- Instruction
Copy the listing below line for line, starting at its first line and ending with the line that has "from matplotlib.colors import" in it. Add nothing.

- Supplied material
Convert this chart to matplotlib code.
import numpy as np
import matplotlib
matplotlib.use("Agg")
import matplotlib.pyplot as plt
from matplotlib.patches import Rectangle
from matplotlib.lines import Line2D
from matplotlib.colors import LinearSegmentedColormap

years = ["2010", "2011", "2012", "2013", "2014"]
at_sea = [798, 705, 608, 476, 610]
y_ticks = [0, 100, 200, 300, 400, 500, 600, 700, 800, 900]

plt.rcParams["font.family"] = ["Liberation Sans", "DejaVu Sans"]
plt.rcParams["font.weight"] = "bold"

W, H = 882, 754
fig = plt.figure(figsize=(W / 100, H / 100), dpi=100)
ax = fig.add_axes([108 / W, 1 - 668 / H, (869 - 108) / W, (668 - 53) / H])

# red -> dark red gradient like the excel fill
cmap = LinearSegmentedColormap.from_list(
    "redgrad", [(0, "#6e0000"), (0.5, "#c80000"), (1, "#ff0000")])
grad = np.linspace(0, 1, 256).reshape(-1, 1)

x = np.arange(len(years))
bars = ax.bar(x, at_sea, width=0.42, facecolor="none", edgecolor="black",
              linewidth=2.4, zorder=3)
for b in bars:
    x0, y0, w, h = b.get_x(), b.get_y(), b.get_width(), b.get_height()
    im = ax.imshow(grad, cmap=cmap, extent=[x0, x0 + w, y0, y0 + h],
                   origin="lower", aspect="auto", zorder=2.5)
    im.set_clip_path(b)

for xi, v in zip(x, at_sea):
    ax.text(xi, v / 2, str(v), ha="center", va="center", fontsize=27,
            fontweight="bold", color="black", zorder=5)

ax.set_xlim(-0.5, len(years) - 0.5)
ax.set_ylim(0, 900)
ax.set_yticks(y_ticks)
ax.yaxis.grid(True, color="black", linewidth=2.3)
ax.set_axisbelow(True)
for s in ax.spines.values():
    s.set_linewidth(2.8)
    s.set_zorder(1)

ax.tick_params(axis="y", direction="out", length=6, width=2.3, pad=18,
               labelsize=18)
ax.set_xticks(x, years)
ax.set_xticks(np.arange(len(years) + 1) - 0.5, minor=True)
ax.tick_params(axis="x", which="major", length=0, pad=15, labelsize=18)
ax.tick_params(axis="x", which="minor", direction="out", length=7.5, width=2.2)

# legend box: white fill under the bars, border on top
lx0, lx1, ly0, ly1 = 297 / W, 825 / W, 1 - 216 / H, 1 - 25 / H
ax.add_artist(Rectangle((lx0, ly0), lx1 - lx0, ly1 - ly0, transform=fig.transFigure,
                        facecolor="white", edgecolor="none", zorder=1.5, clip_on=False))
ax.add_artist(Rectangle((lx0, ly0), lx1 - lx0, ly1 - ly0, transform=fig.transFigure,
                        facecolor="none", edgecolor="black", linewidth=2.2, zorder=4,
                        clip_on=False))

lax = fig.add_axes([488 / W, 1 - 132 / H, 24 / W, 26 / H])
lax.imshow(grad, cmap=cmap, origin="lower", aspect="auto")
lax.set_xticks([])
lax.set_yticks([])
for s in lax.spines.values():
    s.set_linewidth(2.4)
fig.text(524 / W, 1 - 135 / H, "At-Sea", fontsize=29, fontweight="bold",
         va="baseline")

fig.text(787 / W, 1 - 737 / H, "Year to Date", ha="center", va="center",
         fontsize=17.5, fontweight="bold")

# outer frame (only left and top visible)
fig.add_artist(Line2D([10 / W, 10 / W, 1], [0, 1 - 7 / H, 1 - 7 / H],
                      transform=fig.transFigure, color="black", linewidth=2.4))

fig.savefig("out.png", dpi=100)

- Answer to the task
Convert this chart to matplotlib code.
import numpy as np
import matplotlib
matplotlib.use("Agg")
import matplotlib.pyplot as plt
from matplotlib.patches import Rectangle
from matplotlib.lines import Line2D
from matplotlib.colors import LinearSegmentedColormap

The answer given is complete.